Pada tahun 1998, ia termasuk salah seorang ilmuwan muslim yang di undang berbicara pada Konferensi "Science and Spiritual Quest" di Berkeley. Semenjak itu, Golshani seringkali berbicara di berbagai forum internasional mengenai Islam dan Sains. Saat ini, minat riset Golshani terpusat pada beberapa masalah dasar dalam kosmologi dan mekanika kuantum, khususnya implikasi Teorema Bell dan generalisasi mekanika Bohmian.
Tentang Buku
Buku Sains ini merupakan buku edisi kedua dari buku yang yang pertama yang diterbitkan pada tahun 1986, dan diterjemahkan di Indonesia pada tahun 1988. Sains Menurut Al-Quran ini secara keseluruhan telah dicetak ulang sekitar 25.000 eksemplar.
Sekilas buku ini terlihat sangat sederhana yang hanya terdiri dari 4 bab dan dalam tiap bab nya terdapat kutipan-kutipan dari ayat al-quran dan hadis dan tiap bab nya terdapat kesimpulan-kesimpulan dari penulis sendiri.
Buku ini memaparkan pemahaman penulisnya, seorang intelektual muslim yang ahli fisika atom yang akrab dengan konsep agama. Di dalam buku ini dibahas konsep-konsep ontologism (mengenai objek sains), epistimologi (mengenai metode keilmuan), dan aksiologis (bermanfaat atau tidaknya sains) Sains islam.

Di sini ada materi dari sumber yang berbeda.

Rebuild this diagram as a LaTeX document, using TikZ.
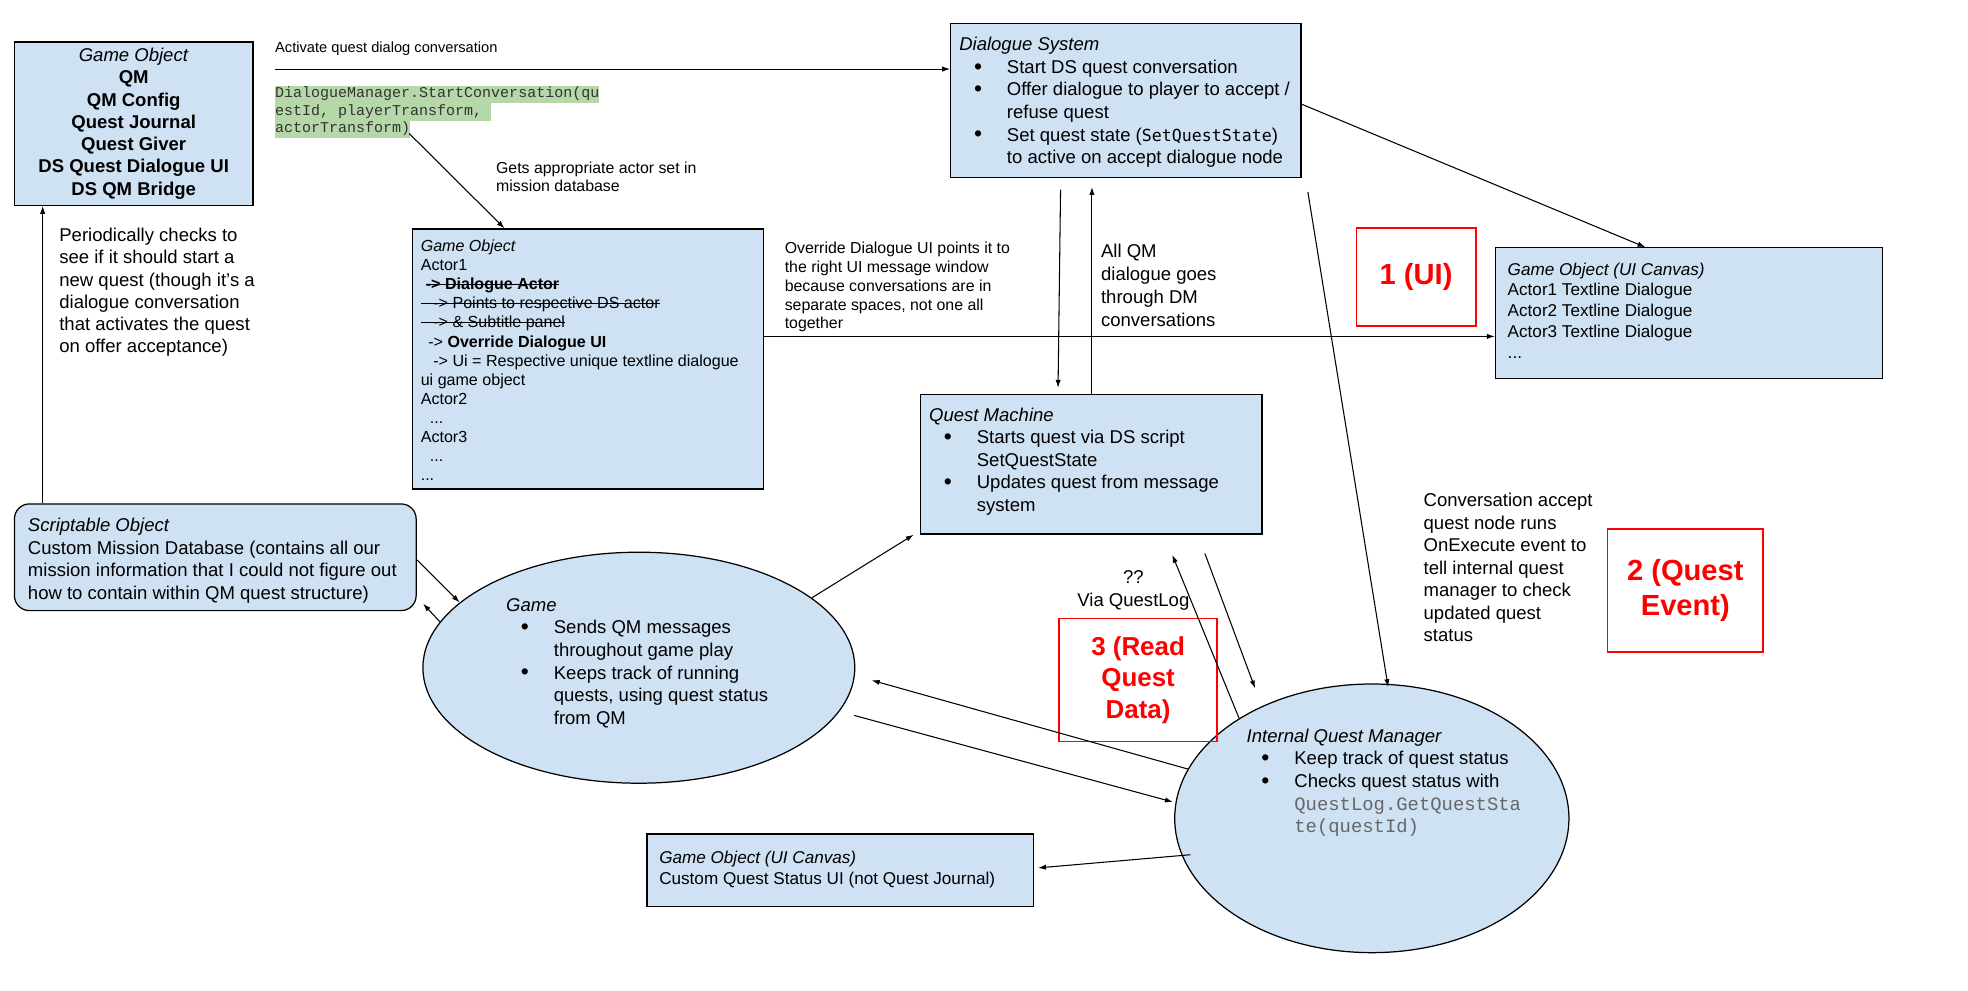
\documentclass[tikz,border=0pt]{standalone}
\usepackage{fontspec}
\setmainfont{Liberation Sans}
\setmonofont{Liberation Mono}
\newfontfamily\dsmono{DejaVu Sans Mono}
\usepackage{xcolor}
\usepackage{tikz}
\usetikzlibrary{shapes.geometric, arrows.meta, calc}

\definecolor{boxblue}{HTML}{CFE2F3}
\definecolor{codegreen}{HTML}{B6D7A8}
\definecolor{codegray}{HTML}{666666}
\definecolor{hlred}{HTML}{FF0000}

\newcommand{\bul}{\makebox[0.75cm][c]{\raisebox{-0.4pt}{\fontsize{13}{12.8}\selectfont\textbullet}}\hspace*{0.2cm}}
\newcommand{\ind}{\hspace*{0.95cm}}
\newcommand{\hlcode}[1]{{\setlength{\fboxsep}{0pt}\colorbox{codegreen}{\strut #1}}}
\newsavebox{\strkbox}
\newcommand{\strk}[1]{\sbox{\strkbox}{#1}\rlap{\rule[0.3em]{\wd\strkbox}{0.5pt}}\usebox{\strkbox}}

\begin{document}
\begin{tikzpicture}[
    x=0.025cm, y=-0.025cm,
    panel/.style={rectangle, draw, line width=0.7pt, fill=boxblue, anchor=north west, inner sep=0pt},
    oval/.style={ellipse, draw, line width=0.7pt, fill=boxblue, inner sep=0pt},
    tag/.style={rectangle, draw=hlred, line width=1.1pt, anchor=north west, inner sep=0pt,
                align=center, text=hlred, font=\fontsize{16.5}{19.9}\selectfont\bfseries},
    txt/.style={anchor=north west, inner sep=0pt, align=left, font=\fontsize{10.5}{12.8}\selectfont},
    small/.style={txt, font=\fontsize{9}{10.7}\selectfont},
    arrow/.style={-{Latex[length=4.5pt, width=3pt]}, line width=0.6pt}
]
\useasboundingbox (0,0) rectangle (1568,789);

% Top left: quest giver game object
\node[panel, minimum width=4.75cm, minimum height=3.25cm, align=center,
      font=\fontsize{10.5}{12.6}\selectfont] (go1) at (11,33)
    {\textit{Game Object}\\ \textbf{QM}\\ \textbf{QM Config}\\ \textbf{Quest Journal}\\
     \textbf{Quest Giver}\\ \textbf{DS Quest Dialogue UI}\\ \textbf{DS QM Bridge}};

% Dialogue System
\node[panel, minimum width=6.975cm, minimum height=3.075cm] (ds) at (757,18) {};
\node[txt] (ds-txt) at (764,29.5)
    {\textit{Dialogue System}\\
     \bul Start DS quest conversation\\
     \bul Offer dialogue to player to accept /\\
     \ind refuse quest\\
     \bul Set quest state ({\dsmono\fontsize{9.4}{12.8}\selectfont SetQuestState})\\
     \ind to active on accept dialogue node};

% Actor game object
\node[panel, minimum width=7cm, minimum height=5.175cm] (go2) at (328,182) {};
\node[txt, font=\fontsize{9.1}{10.8}\selectfont] (go2-txt) at (335,191)
    {\textit{Game Object}\\
     Actor1\\
     \hspace*{0.1cm}\strk{\textbf{-> Dialogue Actor}}\\
     \strk{\hspace*{0.25cm}-> Points to respective DS actor}\\
     \strk{\hspace*{0.25cm}-> \& Subtitle panel}\\
     \hspace*{0.15cm}-> \textbf{Override Dialogue UI}\\
     \hspace*{0.25cm}-> Ui = Respective unique textline dialogue\\
     ui game object\\
     Actor2\\
     \hspace*{0.18cm}...\\
     Actor3\\
     \hspace*{0.18cm}...\\
     ...};

% UI canvas with textlines
\node[panel, minimum width=7.7cm, minimum height=2.6cm] (go3) at (1191,197) {};
\node[txt, font=\fontsize{9.7}{11.8}\selectfont] (go3-txt) at (1201,209)
    {\textit{Game Object (UI Canvas)}\\ Actor1 Textline Dialogue\\ Actor2 Textline Dialogue\\
     Actor3 Textline Dialogue\\ ...};

% Quest Machine
\node[panel, minimum width=6.8cm, minimum height=2.775cm] (qm) at (733,314) {};
\node[txt] (qm-txt) at (740,324.5)
    {\textit{Quest Machine}\\
     \bul Starts quest via DS script\\
     \ind SetQuestState\\
     \bul Updates quest from message\\
     \ind system};

% Scriptable object
\node[panel, rounded corners=0.3cm, minimum width=8cm, minimum height=2.125cm] (so) at (11,401) {};
\node[txt] (so-txt) at (22,412.5)
    {\textit{Scriptable Object}\\
     Custom Mission Database (contains all our\\
     mission information that I could not figure out\\
     how to contain within QM quest structure)};

% Game
\node[oval, minimum width=8.6cm, minimum height=4.6cm] (game) at (509,532) {};
\node[txt] (game-txt) at (403,476.5)
    {\textit{Game}\\
     \bul Sends QM messages\\
     \ind throughout game play\\
     \bul Keeps track of running\\
     \ind quests, using quest status\\
     \ind from QM};

% Internal Quest Manager
\node[oval, minimum width=7.85cm, minimum height=5.35cm] (iqm) at (1093,652) {};
\node[txt] (iqm-txt) at (993,580.5)
    {\textit{Internal Quest Manager}\\
     \bul Keep track of quest status\\
     \bul Checks quest status with\\
     \ind {\ttfamily\fontsize{10.7}{12.8}\selectfont\color{codegray}QuestLog.GetQuestSta}\\
     \ind {\ttfamily\fontsize{10.7}{12.8}\selectfont\color{codegray}te(questId)}};

% Quest status UI
\node[panel, minimum width=7.7cm, minimum height=1.45cm] (go4) at (515,664) {};
\node[txt, font=\fontsize{9.7}{11.8}\selectfont] (go4-txt) at (525,678)
    {\textit{Game Object (UI Canvas)}\\ Custom Quest Status UI (not Quest Journal)};

% Red markers
\node[tag, minimum width=2.375cm, minimum height=1.95cm] (mark1) at (1080,181) {1 (UI)};
\node[tag, minimum width=3.1cm, minimum height=2.45cm] (mark2) at (1280,421) {2 (Quest\\Event)};
\node[tag, minimum width=3.15cm, minimum height=2.45cm, font=\fontsize{14.7}{17.8}\selectfont\bfseries]
    (mark3) at (843,492) {3 (Read\\Quest\\Data)};

% Free notes
\node[txt, font=\fontsize{8.3}{10}\selectfont] (act-lbl) at (219,32.7) {Activate quest dialog conversation};
\node[txt, font=\ttfamily\fontsize{8.5}{9.9}\selectfont, text=black!80] (code) at (219,68)
    {\hlcode{DialogueManager.StartConversation(qu}\\
     \hlcode{estId, playerTransform,\ }\\
     \hlcode{actorTransform)}};
\node[small] (gets) at (395,128.4) {Gets appropriate actor set in\\ mission database};
\node[small] (ovr-lbl) at (625,192.4)
    {Override Dialogue UI points it to\\ the right UI message window\\ because conversations are in\\
     separate spaces, not one all\\ together};
\node[txt, font=\fontsize{10.5}{13}\selectfont] (allqm) at (877,194.5)
    {All QM\\ dialogue goes\\ through DM\\ conversations};
\node[txt, font=\fontsize{10.5}{12.6}\selectfont] (periodic) at (47,181.5)
    {Periodically checks to\\ see if it should start a\\ new quest (though it’s a\\
     dialogue conversation\\ that activates the quest\\ on offer acceptance)};
\node[txt] (conv) at (1134,392.5)
    {Conversation accept\\ quest node runs\\ OnExecute event to\\ tell internal quest\\
     manager to check\\ updated quest\\ status};
\node[txt, anchor=north, align=center] (via) at (903,454.5) {??\\Via QuestLog};

% Arrows
\coordinate (act) at (219,55);
\draw[arrow] (act) -- (act -| ds.west);
\draw[arrow] ([shift={(107,-4)}]code.south west) -- ([shift={(74,0)}]go2.north west);
\draw[arrow] ([shift={(0,3)}]ds.east) -- ([shift={(120,0)}]go3.north west);
\coordinate (ovr) at ([shift={(0,-18)}]go2.east);
\draw[arrow] (ovr) -- (ovr -| go3.west);
\draw[arrow] ([shift={(88,9)}]ds.south west) -- ([shift={(110,-5)}]qm.north west);
\draw[arrow] ([shift={(137,0)}]qm.north west) -- ([shift={(113,7)}]ds.south west);
\draw[arrow] ([shift={(5,11)}]ds.south east) -- ([shift={(13,3)}]iqm.north);
\draw[arrow] (game.22) -- ([shift={(-5,0)}]qm.south west);
\draw[arrow] ([shift={(0,2)}]so.east) -- (game.160);
\draw[arrow] (game.167) -- ([shift={(5,-6)}]so.south east);
\draw[arrow] (iqm.143) -- ([shift={(201,16)}]qm.south west);
\draw[arrow] ([shift={(227,15)}]qm.south west) -- ([shift={(-93,4)}]iqm.north);
\draw[arrow] (iqm.165) -- ([shift={(13,10)}]game.east);
\draw[arrow] ([shift={(-1,38)}]game.east) -- ([shift={(-1,-13)}]iqm.west);
\draw[arrow] ([shift={(13,29)}]iqm.west) -- ([shift={(3,-2)}]go4.east);
\draw[arrow] ([shift={(23,0)}]so.north west) -- ([shift={(23,0)}]go1.south west);

\end{tikzpicture}
\end{document}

Buku ini membahas konsep Islam tentang ilmu secara sistematis dan secara langsung meletakkannya di dalam konteks sains modern oleh penulis. Sementara itu, ayat-ayat al-quran dan hadis yang terdapat dalam buku ini yang di kutip oleh Golshani sering muncul atau banyak terdapat di buku-buku yang seperti buku ini.
ISI BUKU
SAINS DAN UMAT ISLAM
Konsepsi Islam Tentang Ilmu
Dalam poin ini, sebagian ulama besar Islam hanya memasukkan cabang-cabang ilmu yang secara langsung berhubungan dengan agama. Sedangkan tipe-tipe ilmu yang lain, para ulama menyerahkan kepada masyarakat untuk menentukan ilmu mana yang paling esensial untuk memelihara dan menyejahterakan diri mereka. Tetapi Abu Hamid Al-Ghazali dalam bukunya yang terkenal Ihya 'Ulum A-Din (Kebangkitan Ilmu-ilmu Agama) menemukan dua puluh jawaban berbeda terhadap permasalahan di atas.
Al-Ghazali memandang bahwa ilmu yang wajib dicari menurut agama adalah terbatas pada pelaksanaan kewajiban-kewajiban syariat Islam. Selanjutnya, Al-Ghazali membahas ilmu yang termasuk wajib kifayah. Beliau mengklasifikasikan ilmu kepada "ilmu agama" dan "ilmu non agama". Dalam "ilmu agama", kelompok ilmu yang diajarkan lewat ajaran-ajaran Nabi dan Wahyu selain hal itu dimasukkan ke dalam kelompok "ilmu non agama".